En sortant, mardi dernier, de la première présentation du système Natal en France, un tee-shirt était remis aux journalistes sur lequel figure le slogan : «J'ai joué avec mon corps» . Et c'est à cet instant qu'un véritable trouble a commencé à s'insinuer dans le cortex turpide de votre chroniqueur. D'abord, chapeau bas pour la malicieuse trouvaille : «jouer avec son corps» est en effet une excellente définition de la réelle nouveauté que Natal propose. Cet accessoire exclusif à la Xbox 360 sera disponible à Noël prochain. Il se présente sous la forme d'une caméra oblongue placée sous le téléviseur et face au(x) joueur(s). Il contient un système de reconnaissance visuelle et vocale qui permet la disparition de la manette : ce sont les mains, les bras, les jambes ou même la tête qui en font office. Cet accessoire, par ailleurs, peut en remplacer d'autres, comme les volants dédiés aux courses de voiture : avec Natal, on saisit un volant invisible, mais l'impact des mouvements est le même sur l'écran (moins les retours de force, naturellement).

Le Natal, présenté mardi à Paris, était encore à l'état de prototype, bien loin des spécifications annoncées pour la version finale du produit, qui sera détaillée au prochain E3 . La reconnaissance vocale, notamment, n'était pas opérationnelle dans la version testée.

Un casse-briques appelé Ricochet servait à la démonstration. Il s'agit de renvoyer une balle virtuelle vers un mur à détruire. Tous les membres du corps peuvent être sollicités dans ce but. Personne, parmi l'assistance de journalistes testeurs, n'ayant osé jouer avec son bassin, ses seins ou encore en état d'érection (la pudeur, sans doute), il n'est pas encore possible de confirmer si Natal permet de réellement jouer avec TOUT son corps. Cependant, on parie que n'importe quel humain freudiennement constitué imaginera très vite des tas d'usages farceurs et libidineux pour cette interface provocatrice.
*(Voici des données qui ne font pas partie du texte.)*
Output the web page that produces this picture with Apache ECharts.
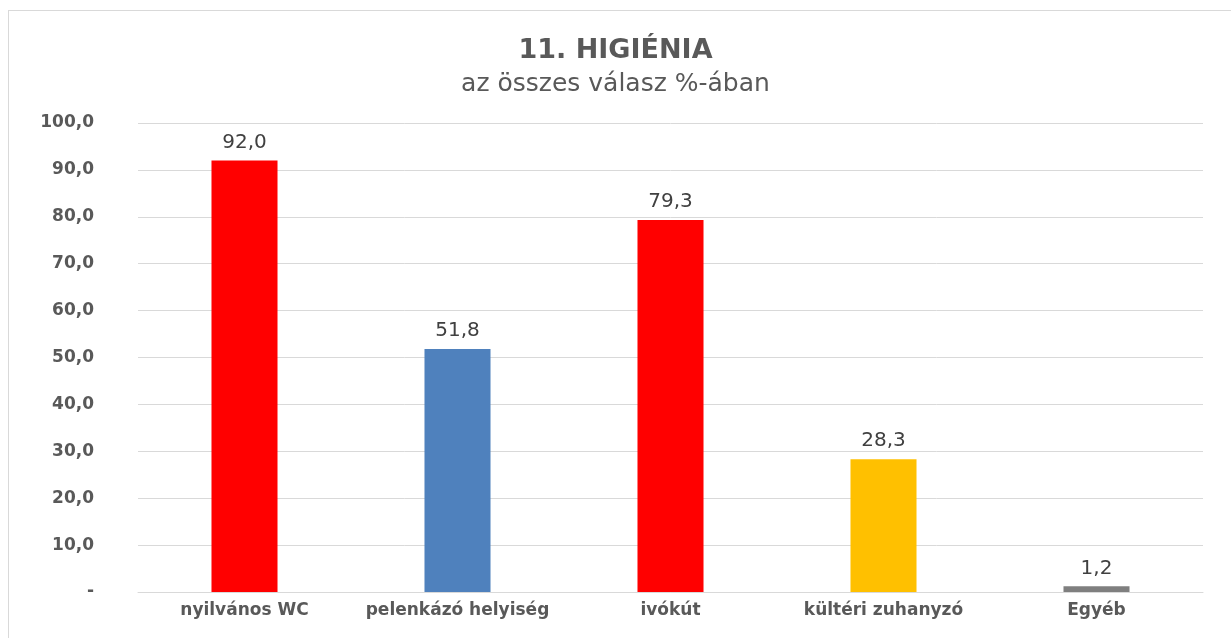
<!DOCTYPE html>
<html><head><meta charset="utf-8">
<script src="https://cdn.jsdelivr.net/npm/echarts@6/dist/echarts.min.js"></script>
<style>
html,body{margin:0;padding:0;background:#fff;}
#frame{position:absolute;left:8px;top:10px;width:1240px;height:640px;border:1.5px solid #d9d9d9;box-sizing:border-box;}
#c{position:absolute;left:0;top:0;width:1231px;height:638px;}
</style></head>
<body>
<div id="frame"></div>
<div id="c"></div>
<script>
const categories = ['nyilvános WC', 'pelenkázó helyiség', 'ivókút', 'kültéri zuhanyzó', 'Egyéb'];
const values = [92.0, 51.8, 79.3, 28.3, 1.2];
const barColors = ['#ff0000', '#4f81bd', '#ff0000', '#ffc000', '#7f7f7f'];
const titleText = '11. HIGIÉNIA';
const subtitleText = 'az összes válasz %-ában';

const fmt = v => v === 0 ? '-' : v.toFixed(1).replace('.', ',');
const font = '"DejaVu Sans", "Open Sans", sans-serif';

const chart = echarts.init(document.getElementById('c'));
chart.setOption({
  animation: false,
  title: {
    text: titleText,
    subtext: subtitleText,
    left: 'center',
    top: 32,
    itemGap: 8,
    textStyle: {fontFamily: font, fontSize: 27, fontWeight: 'bold', color: '#595959'},
    subtextStyle: {fontFamily: font, fontSize: 25, color: '#595959'}
  },
  grid: {left: 138, right: 28, top: 123, bottom: 46},
  xAxis: {
    type: 'category',
    data: categories,
    axisLine: {show: true, lineStyle: {color: '#d9d9d9'}},
    axisTick: {show: false},
    axisLabel: {interval: 0, fontFamily: font, fontSize: 17, fontWeight: 'bold', color: '#595959', margin: 10}
  },
  yAxis: {
    type: 'value',
    min: 0, max: 100, interval: 10,
    axisLine: {show: false},
    axisTick: {show: false},
    splitLine: {lineStyle: {color: '#d9d9d9'}},
    axisLabel: {fontFamily: font, fontSize: 17, fontWeight: 'bold', color: '#595959', margin: 44, formatter: fmt}
  },
  series: [{
    type: 'bar',
    barWidth: '31%',
    data: values.map((v, i) => ({value: v, itemStyle: {color: barColors[i]}})),
    label: {
      show: true, position: 'top', distance: 8,
      fontFamily: font, fontSize: 20, color: '#404040',
      formatter: p => fmt(p.value)
    }
  }]
});
</script>
</body></html>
Du coup, la formule «J'ai joué avec mon corps» gagne encore en consistance. Avec Natal, il va falloir réfléchir à cette nouvelle médiation entre vie réelle et vie virtuelle que le jeu vidéo se propose de cultiver : après la disparition du fil, puis des manettes, la médiation directe par le corps. Il va falloir aussi méditer sur ce que signifie ce passage, qui rapproche le jeu vidéo de la psychanalyse et de Jacques Lacan pour lequel «On n'a pas un corps, on est un corps.» Natal joue exactement avec cette idée-là.